Records supplied:
╔══

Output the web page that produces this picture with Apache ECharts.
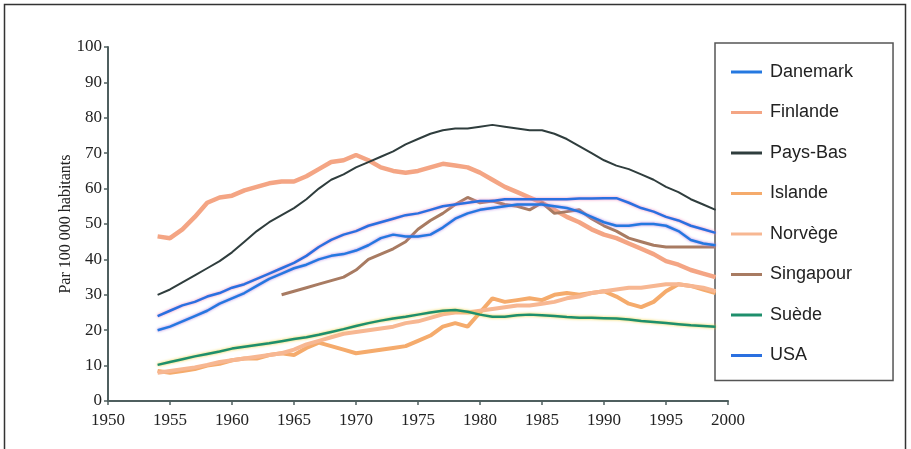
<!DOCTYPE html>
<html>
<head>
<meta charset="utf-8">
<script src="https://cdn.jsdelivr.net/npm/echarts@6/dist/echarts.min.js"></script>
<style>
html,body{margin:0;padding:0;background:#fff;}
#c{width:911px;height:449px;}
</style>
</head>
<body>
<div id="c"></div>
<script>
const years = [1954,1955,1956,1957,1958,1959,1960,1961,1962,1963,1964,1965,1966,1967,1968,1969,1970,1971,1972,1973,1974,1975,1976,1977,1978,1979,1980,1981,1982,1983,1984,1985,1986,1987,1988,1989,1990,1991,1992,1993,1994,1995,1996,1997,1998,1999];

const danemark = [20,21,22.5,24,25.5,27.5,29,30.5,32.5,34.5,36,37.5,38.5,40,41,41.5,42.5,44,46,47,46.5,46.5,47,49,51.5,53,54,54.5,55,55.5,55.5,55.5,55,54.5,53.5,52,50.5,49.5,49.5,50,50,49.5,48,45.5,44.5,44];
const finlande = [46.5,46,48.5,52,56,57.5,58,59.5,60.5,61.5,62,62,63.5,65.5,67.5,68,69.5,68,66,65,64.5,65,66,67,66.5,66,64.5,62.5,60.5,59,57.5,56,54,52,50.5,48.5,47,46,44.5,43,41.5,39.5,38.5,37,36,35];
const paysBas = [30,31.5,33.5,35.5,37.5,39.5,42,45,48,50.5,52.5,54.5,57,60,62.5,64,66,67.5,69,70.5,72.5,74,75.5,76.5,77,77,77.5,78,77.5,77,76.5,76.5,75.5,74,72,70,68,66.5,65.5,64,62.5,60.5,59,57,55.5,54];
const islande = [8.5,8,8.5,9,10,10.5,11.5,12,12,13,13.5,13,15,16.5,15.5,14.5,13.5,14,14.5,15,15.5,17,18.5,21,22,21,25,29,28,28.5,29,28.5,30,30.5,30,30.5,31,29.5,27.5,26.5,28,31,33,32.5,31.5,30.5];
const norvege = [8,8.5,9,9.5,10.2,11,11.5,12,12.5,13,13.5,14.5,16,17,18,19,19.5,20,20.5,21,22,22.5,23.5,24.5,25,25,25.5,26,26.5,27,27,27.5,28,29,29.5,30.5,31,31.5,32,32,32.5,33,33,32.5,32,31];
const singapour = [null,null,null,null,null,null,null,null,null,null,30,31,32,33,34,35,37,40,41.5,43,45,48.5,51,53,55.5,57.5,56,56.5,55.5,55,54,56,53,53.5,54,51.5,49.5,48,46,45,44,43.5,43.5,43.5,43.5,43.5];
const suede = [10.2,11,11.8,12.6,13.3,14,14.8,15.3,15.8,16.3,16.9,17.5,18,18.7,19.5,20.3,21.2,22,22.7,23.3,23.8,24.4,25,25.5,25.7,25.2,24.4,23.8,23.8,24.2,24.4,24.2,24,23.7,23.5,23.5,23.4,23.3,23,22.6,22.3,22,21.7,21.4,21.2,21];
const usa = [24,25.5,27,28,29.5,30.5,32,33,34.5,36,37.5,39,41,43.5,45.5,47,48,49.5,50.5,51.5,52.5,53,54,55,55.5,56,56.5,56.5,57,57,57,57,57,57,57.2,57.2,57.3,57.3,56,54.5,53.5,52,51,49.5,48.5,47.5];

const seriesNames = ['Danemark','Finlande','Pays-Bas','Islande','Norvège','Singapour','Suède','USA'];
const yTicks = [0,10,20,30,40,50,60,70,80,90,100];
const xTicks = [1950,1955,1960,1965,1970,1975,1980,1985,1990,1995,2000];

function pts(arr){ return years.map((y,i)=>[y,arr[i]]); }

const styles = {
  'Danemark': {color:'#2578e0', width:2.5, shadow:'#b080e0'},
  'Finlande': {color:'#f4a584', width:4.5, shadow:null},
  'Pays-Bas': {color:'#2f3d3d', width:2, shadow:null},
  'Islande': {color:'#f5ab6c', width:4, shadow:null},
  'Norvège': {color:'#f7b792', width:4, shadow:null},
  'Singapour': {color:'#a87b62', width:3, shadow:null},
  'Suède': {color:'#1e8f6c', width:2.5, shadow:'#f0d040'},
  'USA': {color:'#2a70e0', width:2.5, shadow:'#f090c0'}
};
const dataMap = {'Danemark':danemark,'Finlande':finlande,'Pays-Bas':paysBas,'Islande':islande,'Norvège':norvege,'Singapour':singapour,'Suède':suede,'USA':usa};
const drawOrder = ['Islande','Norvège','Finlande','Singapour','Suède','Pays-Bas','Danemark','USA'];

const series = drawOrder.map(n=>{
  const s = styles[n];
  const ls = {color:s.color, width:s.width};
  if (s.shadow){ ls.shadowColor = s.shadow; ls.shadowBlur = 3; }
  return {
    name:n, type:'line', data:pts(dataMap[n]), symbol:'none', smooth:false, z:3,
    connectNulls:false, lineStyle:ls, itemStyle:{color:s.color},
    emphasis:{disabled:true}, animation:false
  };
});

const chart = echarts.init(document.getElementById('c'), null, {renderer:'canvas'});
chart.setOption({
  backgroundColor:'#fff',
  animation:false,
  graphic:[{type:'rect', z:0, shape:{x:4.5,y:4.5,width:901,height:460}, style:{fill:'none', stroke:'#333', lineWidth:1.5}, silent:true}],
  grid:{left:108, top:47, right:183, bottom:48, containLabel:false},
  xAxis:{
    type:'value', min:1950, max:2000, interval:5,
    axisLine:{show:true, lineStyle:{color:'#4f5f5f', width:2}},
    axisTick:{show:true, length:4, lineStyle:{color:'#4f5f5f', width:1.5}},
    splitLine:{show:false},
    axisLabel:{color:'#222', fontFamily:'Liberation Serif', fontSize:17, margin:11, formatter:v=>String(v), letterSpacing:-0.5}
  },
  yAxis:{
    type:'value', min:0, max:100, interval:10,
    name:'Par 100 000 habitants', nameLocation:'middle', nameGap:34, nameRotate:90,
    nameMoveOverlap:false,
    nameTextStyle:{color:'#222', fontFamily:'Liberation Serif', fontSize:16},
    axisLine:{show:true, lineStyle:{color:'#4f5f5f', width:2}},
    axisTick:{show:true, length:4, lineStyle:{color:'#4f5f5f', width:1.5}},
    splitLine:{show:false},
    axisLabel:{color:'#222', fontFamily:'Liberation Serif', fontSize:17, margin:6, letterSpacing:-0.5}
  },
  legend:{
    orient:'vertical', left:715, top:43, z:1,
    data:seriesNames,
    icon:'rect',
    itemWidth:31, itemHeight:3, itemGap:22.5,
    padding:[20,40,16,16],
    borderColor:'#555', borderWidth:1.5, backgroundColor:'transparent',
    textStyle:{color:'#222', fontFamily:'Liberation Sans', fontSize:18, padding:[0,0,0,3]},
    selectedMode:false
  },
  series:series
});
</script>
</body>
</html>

╚══
╔══

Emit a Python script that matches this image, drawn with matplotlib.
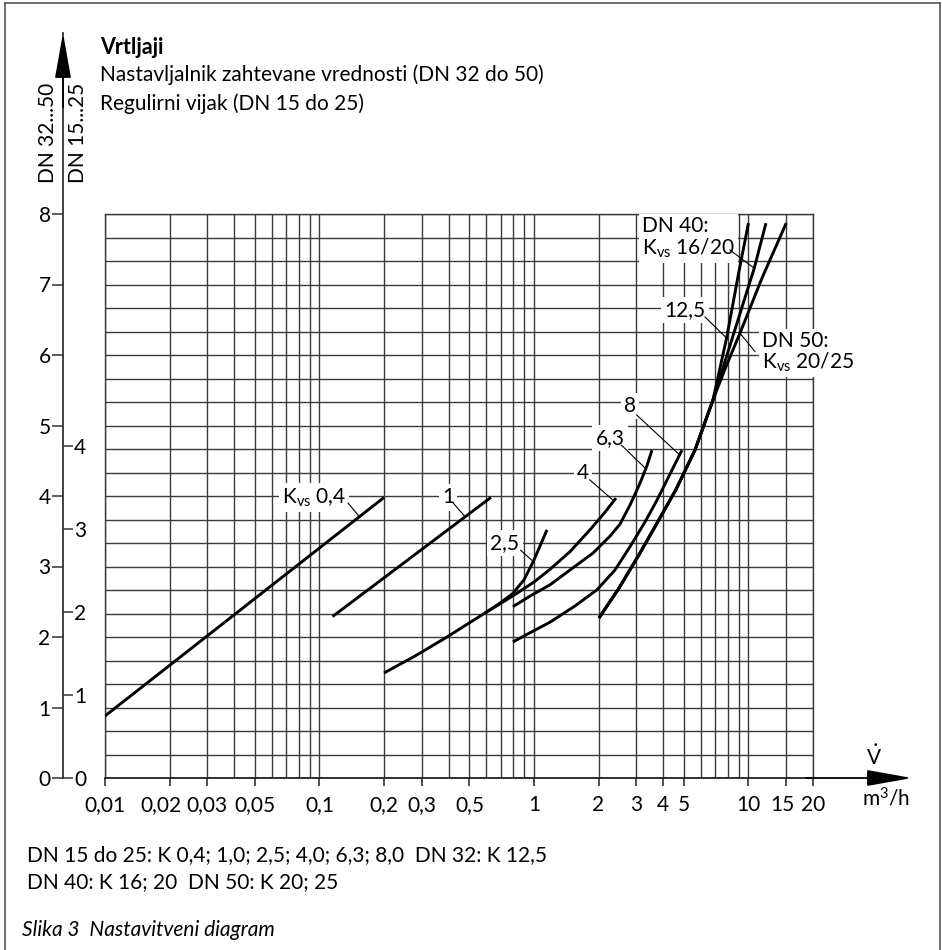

╚══
╔══

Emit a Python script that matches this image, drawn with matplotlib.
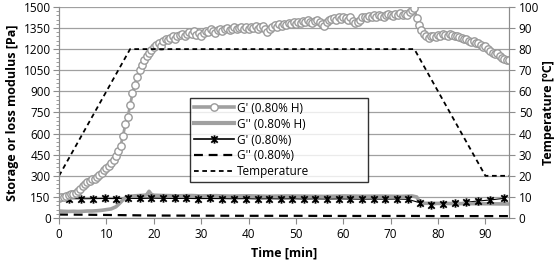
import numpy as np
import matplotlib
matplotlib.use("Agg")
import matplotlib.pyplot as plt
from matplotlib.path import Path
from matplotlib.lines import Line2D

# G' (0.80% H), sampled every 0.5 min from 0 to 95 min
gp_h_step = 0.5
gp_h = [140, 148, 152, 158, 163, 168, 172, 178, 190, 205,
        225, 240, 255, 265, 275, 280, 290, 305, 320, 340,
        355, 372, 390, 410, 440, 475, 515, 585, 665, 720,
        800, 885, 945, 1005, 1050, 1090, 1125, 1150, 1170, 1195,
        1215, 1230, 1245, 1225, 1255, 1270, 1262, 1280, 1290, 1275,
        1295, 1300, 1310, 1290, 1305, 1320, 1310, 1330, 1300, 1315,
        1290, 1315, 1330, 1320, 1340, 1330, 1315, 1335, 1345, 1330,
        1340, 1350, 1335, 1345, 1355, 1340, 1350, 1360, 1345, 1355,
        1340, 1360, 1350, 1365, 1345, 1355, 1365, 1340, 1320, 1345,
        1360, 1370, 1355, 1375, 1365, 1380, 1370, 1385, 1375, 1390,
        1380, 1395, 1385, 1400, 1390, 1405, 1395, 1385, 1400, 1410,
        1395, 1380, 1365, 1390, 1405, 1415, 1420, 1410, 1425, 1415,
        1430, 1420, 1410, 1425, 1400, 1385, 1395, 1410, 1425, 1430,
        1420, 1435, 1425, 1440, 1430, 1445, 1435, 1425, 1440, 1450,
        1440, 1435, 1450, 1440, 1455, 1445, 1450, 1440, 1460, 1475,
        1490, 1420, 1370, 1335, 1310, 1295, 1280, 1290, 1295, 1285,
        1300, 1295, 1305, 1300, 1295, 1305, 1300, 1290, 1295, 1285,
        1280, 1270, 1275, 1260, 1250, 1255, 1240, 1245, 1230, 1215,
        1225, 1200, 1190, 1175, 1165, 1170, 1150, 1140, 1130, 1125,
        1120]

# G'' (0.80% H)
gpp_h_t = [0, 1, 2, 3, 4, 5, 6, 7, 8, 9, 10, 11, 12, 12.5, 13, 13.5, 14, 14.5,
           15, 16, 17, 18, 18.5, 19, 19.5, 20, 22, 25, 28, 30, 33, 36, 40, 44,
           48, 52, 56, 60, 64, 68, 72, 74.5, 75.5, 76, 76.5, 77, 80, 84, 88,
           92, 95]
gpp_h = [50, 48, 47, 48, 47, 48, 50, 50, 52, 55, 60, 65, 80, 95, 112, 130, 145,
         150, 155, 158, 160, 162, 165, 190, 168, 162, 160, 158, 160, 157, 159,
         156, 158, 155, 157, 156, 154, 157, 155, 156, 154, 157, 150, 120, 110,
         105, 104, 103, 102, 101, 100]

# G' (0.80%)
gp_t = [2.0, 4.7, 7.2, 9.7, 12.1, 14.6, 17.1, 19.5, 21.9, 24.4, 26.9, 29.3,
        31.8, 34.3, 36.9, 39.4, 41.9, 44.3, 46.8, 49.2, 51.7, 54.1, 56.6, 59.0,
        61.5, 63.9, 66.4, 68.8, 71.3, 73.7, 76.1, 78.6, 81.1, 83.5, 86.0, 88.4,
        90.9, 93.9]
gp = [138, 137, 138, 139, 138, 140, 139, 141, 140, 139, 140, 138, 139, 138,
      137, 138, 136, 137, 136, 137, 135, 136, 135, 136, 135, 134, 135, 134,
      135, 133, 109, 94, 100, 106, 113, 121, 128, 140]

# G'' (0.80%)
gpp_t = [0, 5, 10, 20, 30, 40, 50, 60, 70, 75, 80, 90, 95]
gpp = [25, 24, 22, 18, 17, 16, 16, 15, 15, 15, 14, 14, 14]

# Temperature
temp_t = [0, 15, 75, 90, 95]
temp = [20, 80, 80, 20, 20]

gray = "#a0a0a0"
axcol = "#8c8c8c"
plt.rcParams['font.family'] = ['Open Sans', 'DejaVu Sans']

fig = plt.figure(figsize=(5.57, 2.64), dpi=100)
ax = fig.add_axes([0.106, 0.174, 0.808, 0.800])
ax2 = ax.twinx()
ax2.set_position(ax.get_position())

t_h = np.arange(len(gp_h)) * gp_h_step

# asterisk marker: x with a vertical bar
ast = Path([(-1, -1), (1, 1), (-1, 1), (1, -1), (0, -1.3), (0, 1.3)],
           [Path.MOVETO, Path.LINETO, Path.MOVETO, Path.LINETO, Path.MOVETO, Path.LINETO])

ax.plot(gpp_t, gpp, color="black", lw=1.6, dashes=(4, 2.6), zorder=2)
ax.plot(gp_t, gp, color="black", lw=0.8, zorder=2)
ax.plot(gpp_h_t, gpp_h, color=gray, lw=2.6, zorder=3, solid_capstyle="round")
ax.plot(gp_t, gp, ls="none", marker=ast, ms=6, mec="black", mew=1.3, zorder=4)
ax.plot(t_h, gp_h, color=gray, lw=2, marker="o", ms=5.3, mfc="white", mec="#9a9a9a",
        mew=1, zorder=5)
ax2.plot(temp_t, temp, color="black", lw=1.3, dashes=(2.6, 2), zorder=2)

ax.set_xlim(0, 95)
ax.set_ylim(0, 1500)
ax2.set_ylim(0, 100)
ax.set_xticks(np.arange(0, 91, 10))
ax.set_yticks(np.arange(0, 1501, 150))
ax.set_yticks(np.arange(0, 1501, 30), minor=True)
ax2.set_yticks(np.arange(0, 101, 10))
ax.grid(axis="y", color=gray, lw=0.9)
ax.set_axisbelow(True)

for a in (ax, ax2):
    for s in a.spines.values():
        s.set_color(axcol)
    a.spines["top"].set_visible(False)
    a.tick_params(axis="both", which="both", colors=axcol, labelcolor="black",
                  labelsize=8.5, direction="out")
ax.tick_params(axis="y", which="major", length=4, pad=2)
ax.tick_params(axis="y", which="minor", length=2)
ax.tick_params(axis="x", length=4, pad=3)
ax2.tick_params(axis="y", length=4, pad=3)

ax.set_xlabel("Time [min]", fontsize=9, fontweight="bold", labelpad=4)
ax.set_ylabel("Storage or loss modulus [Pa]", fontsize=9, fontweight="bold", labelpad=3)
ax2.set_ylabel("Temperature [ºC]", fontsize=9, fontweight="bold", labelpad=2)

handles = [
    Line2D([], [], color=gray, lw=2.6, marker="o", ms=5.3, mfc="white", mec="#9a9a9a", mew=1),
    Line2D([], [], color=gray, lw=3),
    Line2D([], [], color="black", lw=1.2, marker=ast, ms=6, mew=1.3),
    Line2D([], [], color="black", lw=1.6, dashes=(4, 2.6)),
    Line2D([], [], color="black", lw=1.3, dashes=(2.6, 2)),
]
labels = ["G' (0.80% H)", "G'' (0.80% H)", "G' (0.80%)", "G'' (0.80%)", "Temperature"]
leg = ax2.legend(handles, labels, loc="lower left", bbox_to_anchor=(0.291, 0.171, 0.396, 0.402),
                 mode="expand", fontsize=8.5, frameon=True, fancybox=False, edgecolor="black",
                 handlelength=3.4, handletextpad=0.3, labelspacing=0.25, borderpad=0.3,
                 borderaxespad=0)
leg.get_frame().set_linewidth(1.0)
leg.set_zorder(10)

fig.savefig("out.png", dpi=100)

╚══

Description of the task:
Where a line holds "matplotlib", copy it out.

Response for this exercise:
Emit a Python script that matches this image, drawn with matplotlib.
Emit a Python script that matches this image, drawn with matplotlib.
import matplotlib
matplotlib.use("Agg")
import matplotlib.pyplot as plt
from matplotlib.path import Path
from matplotlib.lines import Line2D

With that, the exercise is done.